Windows XP or Vista - How to disable network access

Sometimes, in the course of troubleshooting it is advisable to temporarily disable your computer's networking capability. The following procedure can be used to disable networking on computers running Windows XP or Windows Vista.

 


Windows XP:

  1. Close any open programs on your computer.
  2. Select the Start menu at the bottom-right of your screen.
  3. Choose Settings, then Control Panel.
  4. In the window that opens, double-click the control panel titled System. If there is no item titled System listed in the Control Panels window, click the link in the upper-left of the window titled Switch To Classic View. The System Control Panel should now be visible to the right. Double-click it to open the System Properties window.
  5. At the top of the System Properties window that opens, click the tab titled Hardware.
  6. Then click the button labeled Device manager.
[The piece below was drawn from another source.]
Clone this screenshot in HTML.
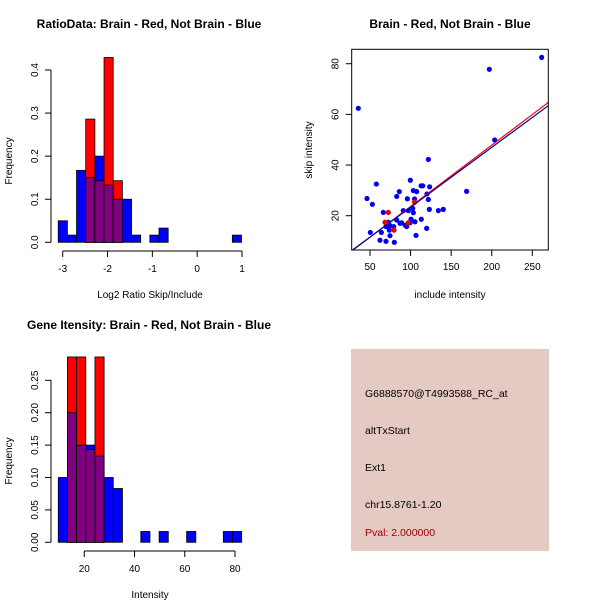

You will be presented with a list of all the components installed on your computer.
  7. Locate the item in the list titled Network Adapters. If there is a + symbol to the left of Network Adapters, click it. It will become a - symbol, and your computer's Network components will be listed below Network Adapters, sharing the same icon.
  8. Right-click the first item listed under Network Adapters and select Disable from the menu that appears. A pop-up window will appear with the message Disabling this device will cause it to stop functioning. Do you really want to disable it?
  9. Click Yes.
  10. Repeat this for all items listed under Network Adapters. Now all networking has been temporarily disabled on your computer.
If you are disabling your networking as part of a troubleshooting process, test your system now. If the problem you were experiencing has not been improved by disabling your networking, re-enable your networking by repeating the steps 1-7 above; then perform the following:
  1. Right-click the first item listed under Network Adapters and select Enable from the menu that appears.
  2. Repeat this for all items listed under Network Adapters. Now all networking has been re-enabled on your computer.
If the problem you were experiencing no longer occurs when your networking is disabled, then either your networking hardware, or a software program that utilizes your network is likely causing the problem.


Windows 7 or Vista:

  1. Close any open programs on your computer.
  2. Select the Start menu at the bottom-right of your screen.
  3. Choose Control Panel.
  4. In the window that opens, double-click the control panel titled System. If there is no item titled System listed in the Control Panels window, click the link in the upper-left of the window titled Classic View. The System Control Panel should now be visible to the right. Double-click it to open the System Control Panel.
  5. In the upper-left of the System Properties window, click the link titled Device manager. A pop-up window may appear with the message Windows needs your permission to continue. If it does, click Continue. You will be presented with a list of all the components installed on your computer.
  6. Locate the item in the list titled Network Adapters. If there is a + symbol to the left of Network Adapters, click it. It will become a - symbol, and your computer's Network components will be listed below Network Adapters, sharing the same icon.
  7. Right-click the first item listed under Network Adapters and select Disable from the menu that appears. A pop-up window will appear with the message Disabling this device will cause it to stop functioning. Do you really want to disable it?
  8. Click Yes.
  9. Repeat this for all items listed under Network Adapters. Now all networking has been temporarily disabled on your computer.
If you are disabling your networking as part of a troubleshooting process, test your system now. If the problem you were experiencing has not been improved by disabling your networking, re-enable your networking by repeating the steps 1-7 above; then perform the following:
  1. Right-click the first item listed under Network Adapters and select Enable from the menu that appears.
  2. Repeat this for all items listed under Network Adapters. Now all networking has been re-enabled on your computer.
If the problem you were experiencing no longer occurs when your networking is disabled, then either your networking hardware, or a software program that utilizes your network is likely causing the problem.